- Interactive map of Keeling-Puri Peace Plaza
- Nearest city: Rockford, Illinois
- Area: 2.5 acres (1.0 ha)
- Created: 2002

= Keeling-Puri Peace Plaza =

The Keeling-Puri Peace Plaza is a 2.5 acre park in Rockford, Illinois, United States. Established in 2002, the plaza celebrates the United Nations’ official September 21 International Day of Peace. The plaza showcases 44 flags, and has messages of peace in more than 60 languages. The heart of the plaza (the Harmony Index) features two connected circles around an outline of the world, representing unity through diversity in action. Co-founded by Rockford philanthropists Jim Keeling and Sunil Puri, it is located on Rockford’s east side, along the Perryville bicycle path.
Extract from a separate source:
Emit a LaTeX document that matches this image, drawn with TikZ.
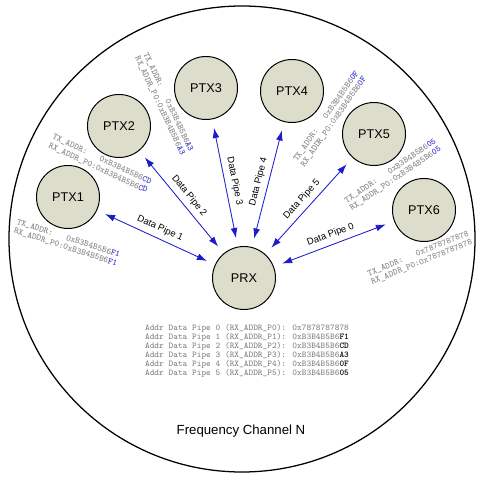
\documentclass[tikz,border=0pt]{standalone}
\usepackage{fontspec}
\setmainfont{Liberation Sans}
\usepackage{tikz}
\usetikzlibrary{arrows.meta}
\definecolor{nodefill}{HTML}{DDDDCB}
\definecolor{pipeblue}{HTML}{1C1CC8}
\definecolor{tailblue}{HTML}{3A3AD0}
\definecolor{addrgray}{HTML}{7F7F7F}
\newcommand{\tailhex}[1]{{\bfseries\color{tailblue}#1}}
\newcommand{\tailbold}[1]{{\bfseries\color{black}#1}}

\begin{document}
\begin{tikzpicture}[
    x=0.025cm, y=0.025cm,
    station/.style={circle, draw=black, line width=0.7pt, fill=nodefill, minimum size=1.575cm, inner sep=0pt, font=\fontsize{9}{11}\selectfont},
    pipe/.style={draw=pipeblue, line width=0.6pt, {Latex[length=2.5mm,width=1.7mm]}-{Latex[length=2.5mm,width=1.7mm]}, shorten <=0.22cm, shorten >=0.22cm},
    pipelabel/.style={sloped, above=2pt, midway, inner sep=1.5pt, font=\fontsize{6.7}{8}\selectfont},
    addr/.style={align=left, inner sep=0pt, text=addrgray, font=\ttfamily\fontsize{6.3}{6.5}\selectfont},
]
\useasboundingbox[fill=white] (0,0) rectangle (480,480);

% Frequency channel with one receiver and six transmitters
\draw[line width=0.9pt] (242,241) circle [radius=233];
\node[font=\fontsize{9.4}{11}\selectfont] (channelname) at (241,49) {Frequency Channel N};

\node[station] (ptx1) at (68,283) {PTX1};
\node[station] (ptx2) at (119,354) {PTX2};
\node[station] (ptx3) at (206,392) {PTX3};
\node[station] (ptx4) at (292,389) {PTX4};
\node[station] (ptx5) at (374,346) {PTX5};
\node[station] (ptx6) at (424,270) {PTX6};
\node[station] (prx) at (244,202) {PRX};

\draw[pipe] (ptx1) -- node[pipelabel] {Data Pipe 1} (prx);
\draw[pipe] (ptx2) -- node[pipelabel] {Data Pipe 2} (prx);
\draw[pipe] (ptx3) -- node[pipelabel] {Data Pipe 3} (prx);
\draw[pipe] (prx) -- node[pipelabel] {Data Pipe 4} (ptx4);
\draw[pipe] (prx) -- node[pipelabel] {Data Pipe 5} (ptx5);
\draw[pipe] (prx) -- node[pipelabel] {Data Pipe 0} (ptx6);

\node[addr, rotate=-18] (addr1) at (67,237) {TX\_ADDR:\phantom{000}0xB3B4B5B6\tailhex{F1}\\RX\_ADDR\_P0:0xB3B4B5B6\tailhex{F1}};
\node[addr, rotate=-25] (addr2) at (100,316) {TX\_ADDR:\phantom{000}0xB3B4B5B6\tailhex{CD}\\RX\_ADDR\_P0:0xB3B4B5B6\tailhex{CD}};
\node[addr, rotate=-65] (addr3) at (164,376) {TX\_ADDR:\phantom{000}0xB3B4B5B6\tailhex{A3}\\RX\_ADDR\_P0:0xB3B4B5B6\tailhex{A3}};
\node[addr, rotate=55] (addr4) at (330,361) {TX\_ADDR:\phantom{000}0xB3B4B5B6\tailhex{0F}\\RX\_ADDR\_P0:0xB3B4B5B6\tailhex{0F}};
\node[addr, rotate=34] (addr5) at (393,305) {TX\_ADDR:\phantom{000}0xB3B4B5B6\tailhex{05}\\RX\_ADDR\_P0:0xB3B4B5B6\tailhex{05}};
\node[addr, rotate=22] (addr6) at (420,222) {TX\_ADDR:\phantom{000}0x7878787878\\RX\_ADDR\_P0:0x7878787878};

\node[addr] (pipetable) at (247,129) {Addr Data Pipe 0 (RX\_ADDR\_P0): 0x7878787878\\
Addr Data Pipe 1 (RX\_ADDR\_P1): 0xB3B4B5B6\tailbold{F1}\\
Addr Data Pipe 2 (RX\_ADDR\_P2): 0xB3B4B5B6\tailbold{CD}\\
Addr Data Pipe 3 (RX\_ADDR\_P3): 0xB3B4B5B6\tailbold{A3}\\
Addr Data Pipe 4 (RX\_ADDR\_P4): 0xB3B4B5B6\tailbold{0F}\\
Addr Data Pipe 5 (RX\_ADDR\_P5): 0xB3B4B5B6\tailbold{05}};

\end{tikzpicture}
\end{document}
The plaza also features ten statues of well-known peace advocates including Martin Luther King Jr., Mahatma Gandhi, Mother Teresa and John Lennon, with quotations from each pertaining to nonviolence. Nationally-known sculptor Lee Sido designed the Harmony Index. One of the plaza's founders has commented, "The aspiration is for each individual to take personal responsibility for the world. Recognizing that we are all interconnected, we each have our role in improving how we deal with each other and improving how we deal with other countries. Everything in the world starts with the individual".